■ **SHORT PROBLEM**
Leave the pictures out, and retype all of the material exactly as written.

■ **DATA SECTION**
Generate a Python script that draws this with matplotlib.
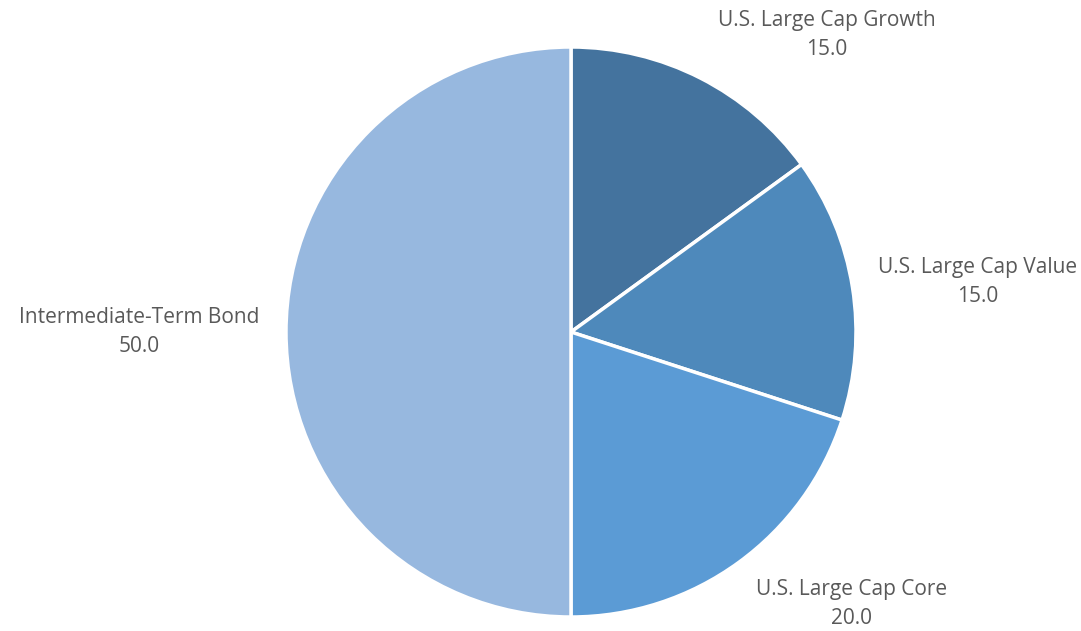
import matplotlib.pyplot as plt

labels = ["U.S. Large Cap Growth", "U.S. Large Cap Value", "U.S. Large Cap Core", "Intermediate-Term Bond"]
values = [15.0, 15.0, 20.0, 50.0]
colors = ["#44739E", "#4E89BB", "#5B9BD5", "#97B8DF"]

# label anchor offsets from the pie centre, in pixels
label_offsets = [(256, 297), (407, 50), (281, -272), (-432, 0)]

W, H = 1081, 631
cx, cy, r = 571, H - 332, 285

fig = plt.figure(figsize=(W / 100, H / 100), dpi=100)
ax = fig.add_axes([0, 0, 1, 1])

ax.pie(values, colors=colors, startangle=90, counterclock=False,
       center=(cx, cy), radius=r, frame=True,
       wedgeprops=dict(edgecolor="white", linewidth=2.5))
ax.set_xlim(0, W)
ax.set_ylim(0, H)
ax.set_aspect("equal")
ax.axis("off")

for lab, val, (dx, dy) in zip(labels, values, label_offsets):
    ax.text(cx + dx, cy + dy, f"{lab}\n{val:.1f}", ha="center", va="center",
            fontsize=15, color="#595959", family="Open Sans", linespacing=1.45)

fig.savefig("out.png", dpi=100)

■ **SOLVED EXERCISE**
Generate a Python script that draws this with matplotlib.
import matplotlib.pyplot as plt

labels = ["U.S. Large Cap Growth", "U.S. Large Cap Value", "U.S. Large Cap Core", "Intermediate-Term Bond"]
values = [15.0, 15.0, 20.0, 50.0]
colors = ["#44739E", "#4E89BB", "#5B9BD5", "#97B8DF"]

# label anchor offsets from the pie centre, in pixels
label_offsets = [(256, 297), (407, 50), (281, -272), (-432, 0)]

W, H = 1081, 631
cx, cy, r = 571, H - 332, 285

fig = plt.figure(figsize=(W / 100, H / 100), dpi=100)
ax = fig.add_axes([0, 0, 1, 1])

ax.pie(values, colors=colors, startangle=90, counterclock=False,
       center=(cx, cy), radius=r, frame=True,
       wedgeprops=dict(edgecolor="white", linewidth=2.5))
ax.set_xlim(0, W)
ax.set_ylim(0, H)
ax.set_aspect("equal")
ax.axis("off")

for lab, val, (dx, dy) in zip(labels, values, label_offsets):
    ax.text(cx + dx, cy + dy, f"{lab}\n{val:.1f}", ha="center", va="center",
            fontsize=15, color="#595959", family="Open Sans", linespacing=1.45)

fig.savefig("out.png", dpi=100)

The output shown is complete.